• [Exercise details]:
Each line from the top of the listing through the one holding "var offset = -Math.PI / 180;" should be restated word for word, with nothing added and no pictures.

• [Data]:

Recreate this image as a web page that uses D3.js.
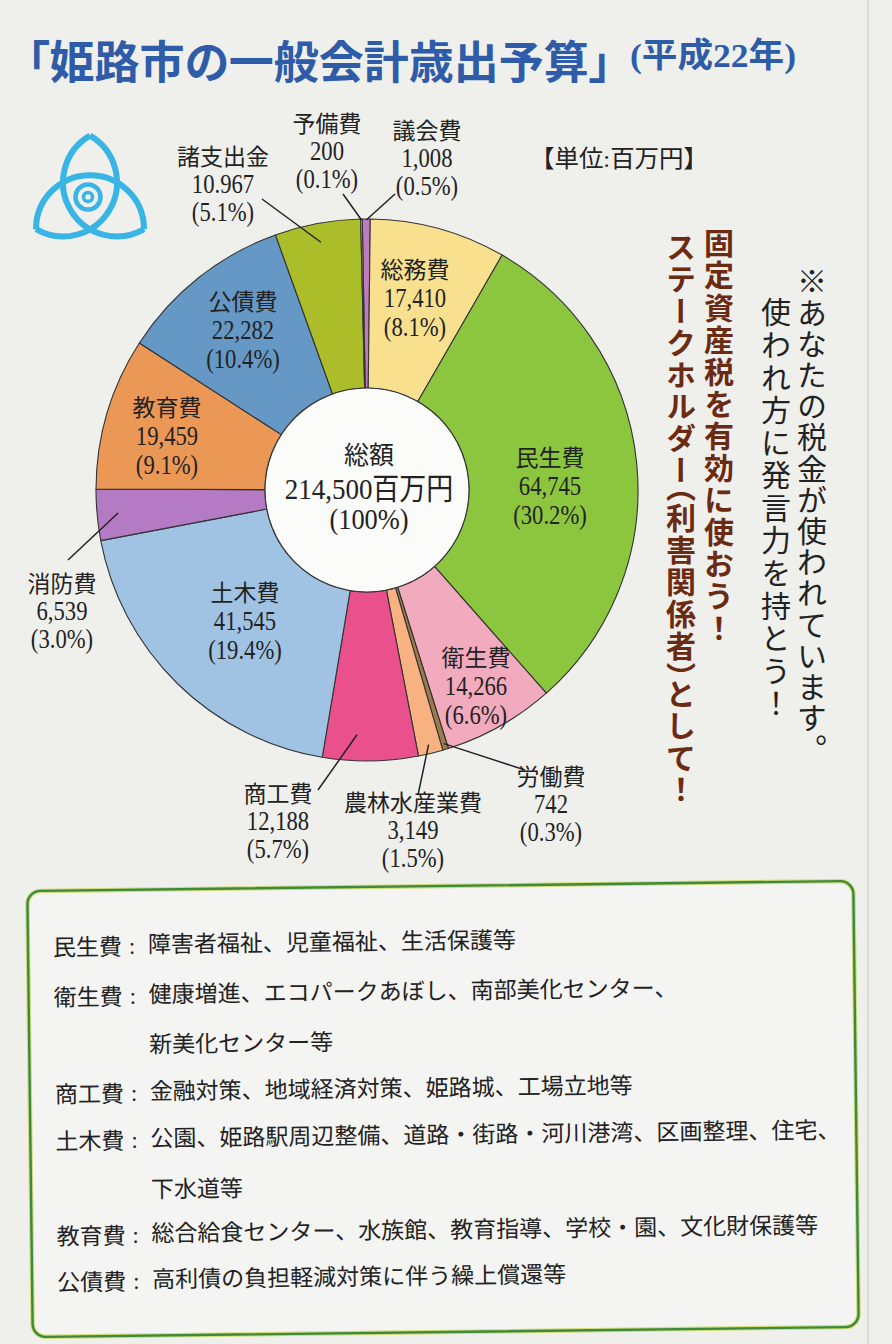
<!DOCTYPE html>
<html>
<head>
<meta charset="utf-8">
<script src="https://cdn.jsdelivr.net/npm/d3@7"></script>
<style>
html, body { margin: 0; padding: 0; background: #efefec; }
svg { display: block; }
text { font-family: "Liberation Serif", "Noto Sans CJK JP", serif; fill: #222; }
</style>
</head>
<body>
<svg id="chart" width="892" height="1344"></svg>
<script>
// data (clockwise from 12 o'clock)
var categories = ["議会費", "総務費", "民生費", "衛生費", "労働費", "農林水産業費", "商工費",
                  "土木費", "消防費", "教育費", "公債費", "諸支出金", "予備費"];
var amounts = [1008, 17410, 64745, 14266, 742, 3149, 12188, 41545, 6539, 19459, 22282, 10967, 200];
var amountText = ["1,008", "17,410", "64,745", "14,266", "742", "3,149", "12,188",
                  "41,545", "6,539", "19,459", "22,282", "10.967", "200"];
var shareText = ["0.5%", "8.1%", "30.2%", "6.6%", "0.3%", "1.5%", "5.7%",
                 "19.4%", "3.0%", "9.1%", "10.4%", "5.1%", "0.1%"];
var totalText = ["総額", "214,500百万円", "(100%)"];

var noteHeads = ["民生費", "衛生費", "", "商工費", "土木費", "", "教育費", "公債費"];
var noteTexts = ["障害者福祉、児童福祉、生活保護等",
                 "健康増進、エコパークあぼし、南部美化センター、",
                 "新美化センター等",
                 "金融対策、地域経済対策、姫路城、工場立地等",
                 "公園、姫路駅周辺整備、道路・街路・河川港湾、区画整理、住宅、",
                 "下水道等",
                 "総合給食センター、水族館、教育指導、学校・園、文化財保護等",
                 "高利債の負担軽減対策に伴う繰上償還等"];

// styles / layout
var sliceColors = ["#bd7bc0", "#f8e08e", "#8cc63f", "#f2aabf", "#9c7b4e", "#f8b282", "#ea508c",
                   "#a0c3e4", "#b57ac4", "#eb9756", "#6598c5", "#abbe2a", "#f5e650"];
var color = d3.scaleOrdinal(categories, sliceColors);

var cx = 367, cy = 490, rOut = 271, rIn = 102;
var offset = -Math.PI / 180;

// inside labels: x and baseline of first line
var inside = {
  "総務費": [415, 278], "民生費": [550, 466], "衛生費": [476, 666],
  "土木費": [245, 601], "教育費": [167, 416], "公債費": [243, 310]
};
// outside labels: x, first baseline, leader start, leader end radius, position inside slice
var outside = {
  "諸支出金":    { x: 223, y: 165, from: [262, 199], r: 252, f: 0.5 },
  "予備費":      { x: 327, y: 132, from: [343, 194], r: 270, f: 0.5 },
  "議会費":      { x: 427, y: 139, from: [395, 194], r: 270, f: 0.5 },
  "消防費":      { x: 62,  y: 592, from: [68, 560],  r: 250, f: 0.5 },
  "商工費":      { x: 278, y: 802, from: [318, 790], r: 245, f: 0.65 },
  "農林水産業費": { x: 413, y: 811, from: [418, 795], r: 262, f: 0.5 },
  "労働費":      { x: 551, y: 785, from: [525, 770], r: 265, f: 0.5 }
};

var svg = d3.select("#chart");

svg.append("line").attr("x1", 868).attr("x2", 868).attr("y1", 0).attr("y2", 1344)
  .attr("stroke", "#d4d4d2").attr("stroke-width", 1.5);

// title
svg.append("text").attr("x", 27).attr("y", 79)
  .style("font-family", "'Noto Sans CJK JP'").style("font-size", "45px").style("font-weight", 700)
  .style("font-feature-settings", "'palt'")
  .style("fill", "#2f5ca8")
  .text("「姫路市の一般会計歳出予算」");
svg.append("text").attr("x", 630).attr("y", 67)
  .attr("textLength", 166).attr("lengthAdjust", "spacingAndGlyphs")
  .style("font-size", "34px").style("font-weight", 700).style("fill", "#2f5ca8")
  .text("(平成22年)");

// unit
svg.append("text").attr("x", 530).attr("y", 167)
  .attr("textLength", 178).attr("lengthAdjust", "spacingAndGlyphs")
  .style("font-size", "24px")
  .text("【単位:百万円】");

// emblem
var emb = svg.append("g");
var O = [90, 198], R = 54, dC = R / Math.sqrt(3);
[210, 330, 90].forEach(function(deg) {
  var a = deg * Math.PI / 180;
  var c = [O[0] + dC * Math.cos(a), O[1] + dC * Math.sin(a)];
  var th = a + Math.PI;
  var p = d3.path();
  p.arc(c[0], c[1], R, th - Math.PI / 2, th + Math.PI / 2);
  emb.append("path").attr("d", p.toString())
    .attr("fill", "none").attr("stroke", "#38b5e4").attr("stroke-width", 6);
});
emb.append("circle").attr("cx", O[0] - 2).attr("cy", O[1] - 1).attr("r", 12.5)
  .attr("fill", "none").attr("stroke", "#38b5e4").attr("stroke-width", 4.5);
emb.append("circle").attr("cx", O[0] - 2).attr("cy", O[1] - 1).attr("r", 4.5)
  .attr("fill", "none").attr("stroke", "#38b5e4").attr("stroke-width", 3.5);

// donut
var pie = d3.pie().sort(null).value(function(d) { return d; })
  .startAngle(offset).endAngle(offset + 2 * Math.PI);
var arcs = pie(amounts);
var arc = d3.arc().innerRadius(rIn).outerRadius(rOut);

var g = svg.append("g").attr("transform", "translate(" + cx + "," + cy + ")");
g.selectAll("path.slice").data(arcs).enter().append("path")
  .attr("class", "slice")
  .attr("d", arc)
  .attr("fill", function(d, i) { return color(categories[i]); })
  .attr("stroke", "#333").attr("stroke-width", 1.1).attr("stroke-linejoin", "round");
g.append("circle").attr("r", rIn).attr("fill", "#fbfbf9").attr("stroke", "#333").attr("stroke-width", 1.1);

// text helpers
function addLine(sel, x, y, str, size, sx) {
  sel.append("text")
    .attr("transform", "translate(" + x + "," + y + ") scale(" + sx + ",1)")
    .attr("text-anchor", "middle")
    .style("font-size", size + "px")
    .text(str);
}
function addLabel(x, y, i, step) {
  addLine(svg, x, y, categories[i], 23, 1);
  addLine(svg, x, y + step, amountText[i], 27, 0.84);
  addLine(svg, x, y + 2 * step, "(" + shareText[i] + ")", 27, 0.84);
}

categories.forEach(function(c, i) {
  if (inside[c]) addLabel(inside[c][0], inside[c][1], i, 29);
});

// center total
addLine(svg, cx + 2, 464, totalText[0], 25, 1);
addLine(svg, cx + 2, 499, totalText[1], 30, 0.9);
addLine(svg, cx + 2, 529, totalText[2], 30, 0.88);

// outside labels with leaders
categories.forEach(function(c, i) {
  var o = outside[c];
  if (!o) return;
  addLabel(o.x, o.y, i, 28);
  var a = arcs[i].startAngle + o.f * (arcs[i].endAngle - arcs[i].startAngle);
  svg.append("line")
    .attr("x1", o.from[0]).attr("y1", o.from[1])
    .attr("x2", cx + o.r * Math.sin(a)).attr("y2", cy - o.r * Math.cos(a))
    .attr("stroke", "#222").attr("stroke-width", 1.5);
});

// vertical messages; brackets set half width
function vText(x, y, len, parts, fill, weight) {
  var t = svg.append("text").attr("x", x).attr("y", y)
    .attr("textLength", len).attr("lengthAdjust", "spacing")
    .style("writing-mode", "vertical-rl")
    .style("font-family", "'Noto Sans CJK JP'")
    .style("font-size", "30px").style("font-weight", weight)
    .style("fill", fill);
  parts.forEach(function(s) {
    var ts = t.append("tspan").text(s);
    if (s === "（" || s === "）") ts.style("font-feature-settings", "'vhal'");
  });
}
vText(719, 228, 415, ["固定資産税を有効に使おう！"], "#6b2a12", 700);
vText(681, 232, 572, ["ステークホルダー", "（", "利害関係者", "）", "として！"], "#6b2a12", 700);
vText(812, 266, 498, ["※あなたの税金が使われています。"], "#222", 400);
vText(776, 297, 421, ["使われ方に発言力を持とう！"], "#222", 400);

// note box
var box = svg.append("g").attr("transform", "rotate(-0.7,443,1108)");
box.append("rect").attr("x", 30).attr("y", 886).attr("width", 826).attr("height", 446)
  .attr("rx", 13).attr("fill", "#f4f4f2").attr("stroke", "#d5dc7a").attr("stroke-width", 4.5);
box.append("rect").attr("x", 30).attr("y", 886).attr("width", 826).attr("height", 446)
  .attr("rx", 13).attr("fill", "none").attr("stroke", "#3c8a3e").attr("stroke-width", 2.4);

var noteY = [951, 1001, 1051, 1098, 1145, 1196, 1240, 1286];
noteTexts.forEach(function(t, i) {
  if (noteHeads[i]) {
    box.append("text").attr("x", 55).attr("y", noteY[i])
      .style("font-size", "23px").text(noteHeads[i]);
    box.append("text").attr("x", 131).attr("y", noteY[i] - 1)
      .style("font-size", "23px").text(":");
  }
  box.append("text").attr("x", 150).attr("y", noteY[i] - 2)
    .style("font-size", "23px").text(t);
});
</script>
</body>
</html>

• [In response]:
Recreate this image as a web page that uses D3.js.
<!DOCTYPE html>
<html>
<head>
<meta charset="utf-8">
<script src="https://cdn.jsdelivr.net/npm/d3@7"></script>
<style>
html, body { margin: 0; padding: 0; background: #efefec; }
svg { display: block; }
text { font-family: "Liberation Serif", "Noto Sans CJK JP", serif; fill: #222; }
</style>
</head>
<body>
<svg id="chart" width="892" height="1344"></svg>
<script>
// data (clockwise from 12 o'clock)
var categories = ["議会費", "総務費", "民生費", "衛生費", "労働費", "農林水産業費", "商工費",
                  "土木費", "消防費", "教育費", "公債費", "諸支出金", "予備費"];
var amounts = [1008, 17410, 64745, 14266, 742, 3149, 12188, 41545, 6539, 19459, 22282, 10967, 200];
var amountText = ["1,008", "17,410", "64,745", "14,266", "742", "3,149", "12,188",
                  "41,545", "6,539", "19,459", "22,282", "10.967", "200"];
var shareText = ["0.5%", "8.1%", "30.2%", "6.6%", "0.3%", "1.5%", "5.7%",
                 "19.4%", "3.0%", "9.1%", "10.4%", "5.1%", "0.1%"];
var totalText = ["総額", "214,500百万円", "(100%)"];

var noteHeads = ["民生費", "衛生費", "", "商工費", "土木費", "", "教育費", "公債費"];
var noteTexts = ["障害者福祉、児童福祉、生活保護等",
                 "健康増進、エコパークあぼし、南部美化センター、",
                 "新美化センター等",
                 "金融対策、地域経済対策、姫路城、工場立地等",
                 "公園、姫路駅周辺整備、道路・街路・河川港湾、区画整理、住宅、",
                 "下水道等",
                 "総合給食センター、水族館、教育指導、学校・園、文化財保護等",
                 "高利債の負担軽減対策に伴う繰上償還等"];

// styles / layout
var sliceColors = ["#bd7bc0", "#f8e08e", "#8cc63f", "#f2aabf", "#9c7b4e", "#f8b282", "#ea508c",
                   "#a0c3e4", "#b57ac4", "#eb9756", "#6598c5", "#abbe2a", "#f5e650"];
var color = d3.scaleOrdinal(categories, sliceColors);

var cx = 367, cy = 490, rOut = 271, rIn = 102;
var offset = -Math.PI / 180;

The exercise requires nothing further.